[start of Data segment]

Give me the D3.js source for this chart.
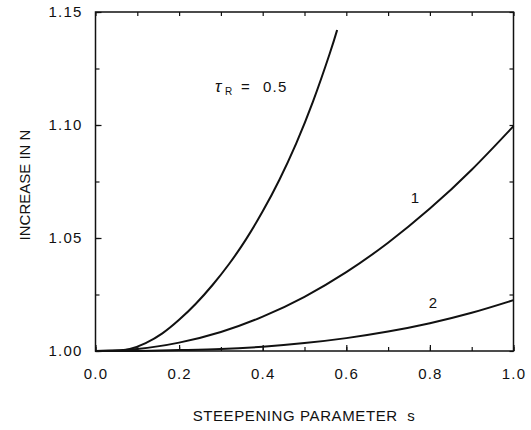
<!DOCTYPE html>
<html>
<head>
<meta charset="utf-8">
<script src="https://cdn.jsdelivr.net/npm/d3@7"></script>
<style>
  body { margin: 0; background: #fff; }
  text { font-family: "Liberation Sans", Arial, sans-serif; fill: #111; white-space: pre; }
</style>
</head>
<body>
<div id="chart"></div>
<script>
// steepening parameter s
let sHalf = [0, 0.04, 0.08, 0.12, 0.16, 0.2, 0.24, 0.28, 0.32, 0.36, 0.4, 0.44, 0.48, 0.52, 0.56, 0.578];
let tau05 = [1.0, 1.0, 1.0008, 1.0035, 1.0078, 1.0138, 1.0209, 1.0292, 1.0386, 1.0494, 1.0618, 1.0758, 1.0918, 1.1102, 1.1314, 1.142];

let sFull = [0, 0.1, 0.2, 0.3, 0.4, 0.5, 0.6, 0.7, 0.8, 0.9, 1.0];
let tau1 = [1.0, 1.0009, 1.0037, 1.0084, 1.0152, 1.024, 1.0349, 1.0479, 1.063, 1.0802, 1.0995];
let tau2 = [1.0, 1.0, 1.0004, 1.0009, 1.0019, 1.0035, 1.0057, 1.0086, 1.0123, 1.0169, 1.0225];

let xTicks = [0, 0.2, 0.4, 0.6, 0.8, 1.0];
let yTicks = [1.00, 1.05, 1.10, 1.15];
let xMinor = d3.range(0, 1.0001, 0.1);
let yMinor = d3.range(1.0, 1.1501, 0.025);

let margin = { top: 12, right: 17.5, bottom: 79, left: 95.5 };
let width = 531 - margin.left - margin.right;
let height = 430 - margin.top - margin.bottom;

let svg = d3.select("#chart")
    .append("svg")
    .attr("width", 531)
    .attr("height", 430)
    .append("g")
    .attr("transform", "translate(" + margin.left + "," + margin.top + ")");

let x = d3.scaleLinear().domain([0, 1]).range([0, width]);
let y = d3.scaleLinear().domain([1.0, 1.15]).range([height, 0]);

// minor ticks on all four sides
function minor(axis, sel) {
    sel.call(axis.tickSize(-4).tickFormat(""));
    sel.select(".domain").remove();
    sel.selectAll("line").attr("stroke", "#111").attr("stroke-width", 1.2);
}
minor(d3.axisBottom(x).tickValues(xMinor), svg.append("g").attr("transform", "translate(0," + height + ")"));
minor(d3.axisTop(x).tickValues(xMinor), svg.append("g"));
minor(d3.axisLeft(y).tickValues(yMinor), svg.append("g"));
minor(d3.axisRight(y).tickValues(yMinor), svg.append("g").attr("transform", "translate(" + width + ",0)"));

// major ticks with labels
let xAxis = svg.append("g")
    .attr("transform", "translate(0," + height + ")")
    .call(d3.axisBottom(x).tickValues(xTicks).tickSize(-6).tickPadding(17).tickFormat(d3.format(".1f")));
let yAxis = svg.append("g")
    .call(d3.axisLeft(y).tickValues(yTicks).tickSize(-6).tickPadding(13).tickFormat(d3.format(".2f")));
[xAxis, yAxis].forEach(function (a) {
    a.select(".domain").remove();
    a.selectAll("line").attr("stroke", "#111").attr("stroke-width", 1.2);
    a.selectAll("text")
        .style("font-family", "'Liberation Sans', Arial, sans-serif")
        .style("font-size", "15px")
        .style("letter-spacing", "1.2px")
        .attr("fill", "#111");
});

// frame
svg.append("rect")
    .attr("width", width)
    .attr("height", height)
    .attr("fill", "none")
    .attr("stroke", "#111")
    .attr("stroke-width", 1.5);

let line = d3.line()
    .x(function (d) { return x(d[0]); })
    .y(function (d) { return y(d[1]); })
    .curve(d3.curveNatural);

let series = [
    d3.zip(sHalf, tau05),
    d3.zip(sFull, tau1),
    d3.zip(sFull, tau2)
];

svg.selectAll(".curve")
    .data(series)
    .enter().append("path")
    .attr("class", "curve")
    .attr("d", line)
    .attr("fill", "none")
    .attr("stroke", "#111")
    .attr("stroke-width", 2);

// curve labels
let tauLabel = svg.append("text")
    .attr("y", 92 - margin.top)
    .style("font-size", "15px");
tauLabel.append("tspan").attr("x", 215 - margin.left).text("τ")
    .style("font-style", "italic").style("font-size", "17px");
tauLabel.append("tspan").attr("x", 225 - margin.left).attr("dy", 3).text("R")
    .style("font-size", "10px");
tauLabel.append("tspan").attr("x", 241 - margin.left).attr("dy", -3).text("=");
tauLabel.append("tspan").attr("x", 263 - margin.left).text("0.5")
    .style("letter-spacing", "1.2px");

svg.append("text")
    .attr("x", 415 - margin.left)
    .attr("y", 203 - margin.top)
    .attr("text-anchor", "middle")
    .style("font-size", "15px")
    .text("1");

svg.append("text")
    .attr("x", 433 - margin.left)
    .attr("y", 308 - margin.top)
    .attr("text-anchor", "middle")
    .style("font-size", "15px")
    .text("2");

// axis titles
svg.append("text")
    .attr("x", 304 - margin.left)
    .attr("y", 421 - margin.top)
    .attr("text-anchor", "middle")
    .style("font-size", "15px")
    .style("letter-spacing", "0.6px")
    .text("STEEPENING PARAMETER  s");

svg.append("text")
    .attr("transform", "translate(" + (30 - margin.left) + "," + (185 - margin.top) + ") rotate(-90)")
    .attr("text-anchor", "middle")
    .style("font-size", "15px")
    .text("INCREASE IN N");
</script>
</body>
</html>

[end of Data segment]

= Aim =
Choose all lines containing the string "chart" and copy them out.

= Finished answer =
Give me the D3.js source for this chart.
<div id="chart"></div>
let svg = d3.select("#chart")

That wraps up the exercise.